For the past thirty plus years, Berkeley Art Museum has curated more than 220 MATRIX exhibitions to actively engage with living artists since the program's inception in 1978. In the Museum's new location, Matrix 261 (June 20 - October 16, 2016) showcases an amazing Swedish artist Cecilia Edefalk, whose personal and moving employment, reinterpretation, and reinventing of daily objects of growth and decay, manifested in her sculptures, paintings, drawings and photographs, were touchingly melancholic, achingly beautiful, and strangely comforting.
The most eye-catching objects were a 2008 group titled "Minne", birch branches in various shapes and shades, made of silver nitrate on bronze, whose sheen and rust emitted an otherworldly beauty.
A group of classical mask replicas, based on Roman marble mask of Marcus Aurelius, infused with twigs and leaves in various shapes and formations, formed the second large group of the exhibition. Those unusual "crowns" made these masks stranger looking, and we suddenly sensed something hidden beneath those perfect and immobile faces.
The balance of the exhibition included a single birch branch in a corner of the large hall - "Weeping Birch Stem", which invoked a palpable sense of loneliness.
She also gave us something whimsical such as a "Birch Shoe" and a three-dimensional frame made of birch "branches" below, though the "Birch Show" was also echoed in a poignant painting, titled "Weeping Birch Mother". Even laughter mixed with tears.

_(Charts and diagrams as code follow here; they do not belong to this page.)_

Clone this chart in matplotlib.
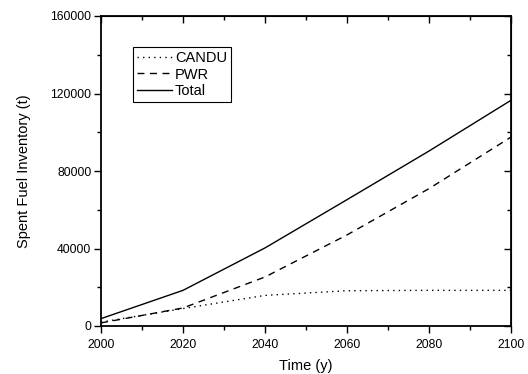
import numpy as np
import matplotlib
matplotlib.use("Agg")
import matplotlib.pyplot as plt
from matplotlib.ticker import MultipleLocator

plt.rcParams['font.family'] = ['Liberation Sans', 'DejaVu Sans']

years = [2000, 2020, 2040, 2060, 2080, 2100]
candu = [2000, 9000, 15800, 18200, 18400, 18400]
pwr = [1600, 9300, 25300, 47000, 70900, 97500]
total = [3800, 18400, 40300, 65200, 90300, 116500]

fig = plt.figure(figsize=(5.28, 3.74), dpi=100)
ax = fig.add_axes([101/528, 1-326/374, 410/528, 310/374])

ax.plot(years, candu, color='black', lw=1.0, linestyle=(0, (1, 3)), label='CANDU')
ax.plot(years, pwr, color='black', lw=1.0, linestyle=(0, (5, 4)), label='PWR')
ax.plot(years, total, color='black', lw=1.0, linestyle='-', label='Total')

ax.set_xlim(2000, 2100)
ax.set_ylim(0, 160000)
ax.xaxis.set_major_locator(MultipleLocator(20))
ax.xaxis.set_minor_locator(MultipleLocator(10))
ax.yaxis.set_major_locator(MultipleLocator(40000))
ax.yaxis.set_minor_locator(MultipleLocator(20000))
ax.tick_params(which='major', direction='out', length=5, width=1.0, labelsize=8.8, pad=2)
ax.tick_params(axis='x', which='major', pad=4)
ax.tick_params(which='minor', direction='out', length=3, width=1.0)
for s in ax.spines.values():
    s.set_linewidth(1.3)

# mirrored inward ticks on top and right
top = ax.secondary_xaxis('top')
top.xaxis.set_major_locator(MultipleLocator(20))
top.xaxis.set_minor_locator(MultipleLocator(10))
top.tick_params(which='major', direction='in', length=5, width=1.0, labeltop=False)
top.tick_params(which='minor', direction='in', length=3, width=1.0)
right = ax.secondary_yaxis('right')
right.yaxis.set_major_locator(MultipleLocator(40000))
right.yaxis.set_minor_locator(MultipleLocator(20000))
right.tick_params(which='major', direction='in', length=5, width=1.0, labelright=False)
right.tick_params(which='minor', direction='in', length=3, width=1.0)

ax.set_xlabel('Time (y)', fontsize=10.5, labelpad=6)
ax.set_ylabel('Spent Fuel Inventory (t)', fontsize=10.5, labelpad=14)

leg = ax.legend(loc='upper left', bbox_to_anchor=(0.077, 0.9), fontsize=10.5,
                frameon=True, fancybox=False, edgecolor='black', framealpha=1,
                handlelength=2.4, handletextpad=0.2, borderpad=0.3,
                labelspacing=0.15, borderaxespad=0)
leg.get_frame().set_linewidth(0.8)

fig.savefig('out.png', dpi=100)
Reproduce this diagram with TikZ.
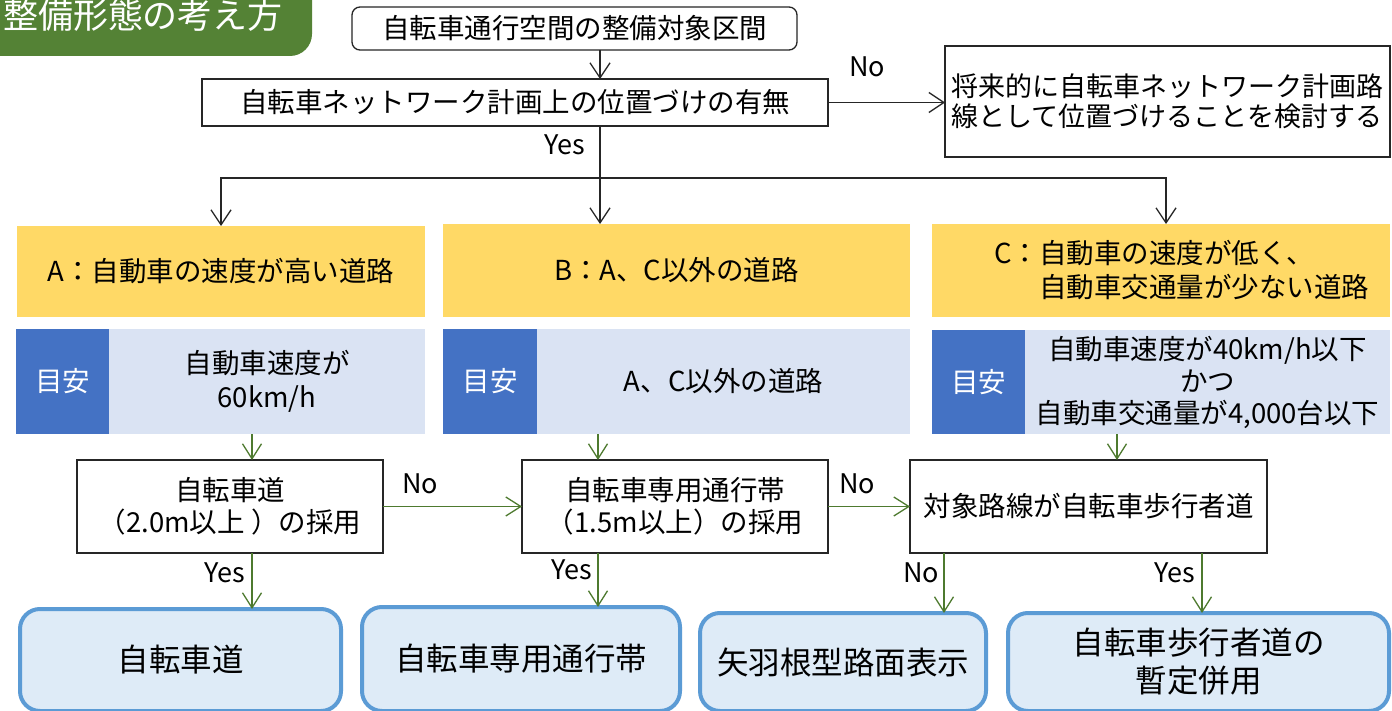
\documentclass[tikz,border=0pt]{standalone}
\usepackage{fontspec}
\setmainfont{Noto Sans CJK JP}
\usetikzlibrary{arrows.meta,calc}
\definecolor{tgreen}{HTML}{548235}
\definecolor{ayellow}{HTML}{FFD966}
\definecolor{dblue}{HTML}{4472C4}
\definecolor{lblue}{HTML}{DAE3F3}
\definecolor{rfill}{HTML}{DEEBF7}
\definecolor{rborder}{HTML}{5B9BD5}
\definecolor{agreen}{HTML}{4E7A2F}
\begin{document}
\begin{tikzpicture}[x=1pt,y=-1pt,
  every node/.style={inner sep=0pt, outer sep=0pt},
  txt/.style={font=\fontsize{27.5}{32}\selectfont, align=center},
  wbox/.style={draw=black!85, line width=1.3pt, fill=white, txt},
  ybox/.style={fill=ayellow, txt},
  dbox/.style={fill=dblue, text=white, txt},
  lbox/.style={fill=lblue, txt},
  rbox/.style={draw=rborder, line width=4pt, fill=rfill, rounded corners=20pt, font=\fontsize{31.5}{38}\selectfont, align=center},
  lab/.style={font=\fontsize{27}{30}\selectfont},
  karr/.style={draw=black!85, line width=1.3pt, -{Straight Barb[length=15pt,width=20pt]}},
  garr/.style={draw=agreen, line width=1.3pt, -{Straight Barb[length=15pt,width=19pt]}},
]
\useasboundingbox (0,0) rectangle (1392,711);
\clip (0,0) rectangle (1392,711);
\fill[white] (0,0) rectangle (1392,711);

% title
\node[fill=tgreen, rounded corners=22pt, minimum width=342pt, minimum height=86pt] (title) at (141,13) {};
\node[text=white, font=\fontsize{35}{40}\selectfont] (ttext) at (143,15) {整備形態の考え方};

% top flow
\node[wbox, rounded corners=8pt, minimum width=445pt, minimum height=43pt] (top) at (574.5,28.5) {自転車通行空間の整備対象区間};
\node[wbox, minimum width=626pt, minimum height=47pt] (net) at (515,102.5) {自転車ネットワーク計画上の位置づけの有無};
\node[wbox, minimum width=445pt, minimum height=111pt, align=left, font=\fontsize{27}{30}\selectfont] (fut) at (1167.5,101.5) {将来的に自転車ネットワーク計画路\\線として位置づけることを検討する};

% categories
\node[ybox, minimum width=408pt, minimum height=91pt] (A) at (221,271.5) {A：自動車の速度が高い道路};
\node[ybox, minimum width=467pt, minimum height=93pt] (B) at (676.5,270.5) {B：A、C以外の道路};
\node[ybox, minimum width=458pt, minimum height=93pt] (C) at (1161,270.5) {};
\node[txt, font=\fontsize{27.5}{34}\selectfont, anchor=west, align=left] (Ct) at ($(C.west)+(62,0)$) {C：自動車の速度が低く、\\\hphantom{C：}自動車交通量が少ない道路};

% guidelines
\node[dbox, minimum width=93pt, minimum height=105pt] (gA) at (62.5,381.5) {目安};
\node[lbox, font=\fontsize{27.5}{34}\selectfont, minimum width=316pt, minimum height=105pt] (mA) at (267,381.5) {自動車速度が\\60km/h};
\node[dbox, minimum width=94pt, minimum height=105pt] (gB) at (490,381.5) {目安};
\node[lbox, minimum width=373pt, minimum height=105pt] (mB) at (723.5,381.5) {A、C以外の道路};
\node[dbox, minimum width=93pt, minimum height=104pt] (gC) at (978.5,382) {目安};
\node[lbox, minimum width=365pt, minimum height=104pt] (mC) at (1207.5,382) {自動車速度が40km/h以下\\かつ\\自動車交通量が4,000台以下};

% decisions
\node[wbox, minimum width=306pt, minimum height=93pt] (d1) at (230,506.5) {自転車道\\（2.0m以上 ）の採用};
\node[wbox, minimum width=306pt, minimum height=93pt] (d2) at (675,506.5) {自転車専用通行帯\\（1.5m以上）の採用};
\node[wbox, minimum width=357pt, minimum height=93pt] (d3) at (1088.5,506.5) {対象路線が自転車歩行者道};

% results
\node[rbox, minimum width=321pt, minimum height=102pt] (r1) at (180.5,660) {自転車道};
\node[rbox, minimum width=318pt, minimum height=104pt] (r2) at (521,659) {自転車専用通行帯};
\node[rbox, minimum width=286pt, minimum height=98pt] (r3) at (843,662) {矢羽根型路面表示};
\node[rbox, minimum width=381pt, minimum height=98pt] (r4) at (1198.5,662) {自転車歩行者道の\\暫定併用};

% helper coordinates
\coordinate (sp) at (600,178);
\coordinate (xc1) at (1166,0);
\coordinate (xa) at (252,0);
\coordinate (xb) at (598,0);
\coordinate (xc) at (1117,0);
\coordinate (xd) at (944,0);
\coordinate (xe) at (1202,0);

% black connectors
\draw[karr] (top.south -| sp) -- (net.north -| sp);
\draw[karr] (net.east) -- (net.east -| fut.west);
\draw[karr] (net.south -| sp) -- (B.north -| sp);
\draw[karr] (sp) -| (A.north);
\draw[karr] (sp) -| (C.north -| xc1);

% green connectors
\draw[garr] (mA.south -| xa) -- (d1.north -| xa);
\draw[garr] (mB.south -| xb) -- (d2.north -| xb);
\draw[garr] (mC.south -| xc) -- (d3.north -| xc);
\draw[garr] (d1.east) -- (d2.west);
\draw[garr] (d2.east) -- (d3.west);
\draw[garr] (d1.south -| xa) -- (r1.north -| xa);
\draw[garr] (d2.south -| xb) -- (r2.north -| xb);
\draw[garr] (d3.south -| xd) -- (r3.north -| xd);
\draw[garr] (d3.south -| xe) -- (r4.north -| xe);

% labels
\node[lab] (l1) at (867,67) {No};
\node[lab] (l2) at (565,145) {Yes};
\node[lab] (l3) at (420,484) {No};
\node[lab] (l4) at (857,484) {No};
\node[lab] (l5) at (225,573) {Yes};
\node[lab] (l6) at (572,570) {Yes};
\node[lab] (l7) at (921,573) {No};
\node[lab] (l8) at (1175,573) {Yes};
\end{tikzpicture}
\end{document}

Birch Shoe, Bronze, gold leaf, 2010, & Weeping Birch Mother, Oil on linen, 2010
Some pieces on canvas generated perhaps less buzz, but they were just as valuable and more instructive as they demonstrated the breadth of her works and her methods behind those fascinating sculptures, with the insights "behind the scene" offered in this 2010 piece of tempera and charcoal of birch wood on linen, "Weeping Birch Shadow".
A 2002 series of 12 oil and acrylic on linen paintings, "To view the painting from within", illustrated how she approached those fantastic masks.
A series of a 2016 tempera on linen painting, " The Meadow," were also quite interesting.
Cecilia Edefalk didn't strive for faddish, self-conscious avant-garde status or shock value so often plagued contemporary art; she dived deep into her private world full of feelings and background stories, which she generously shared with us, and we responded in kind.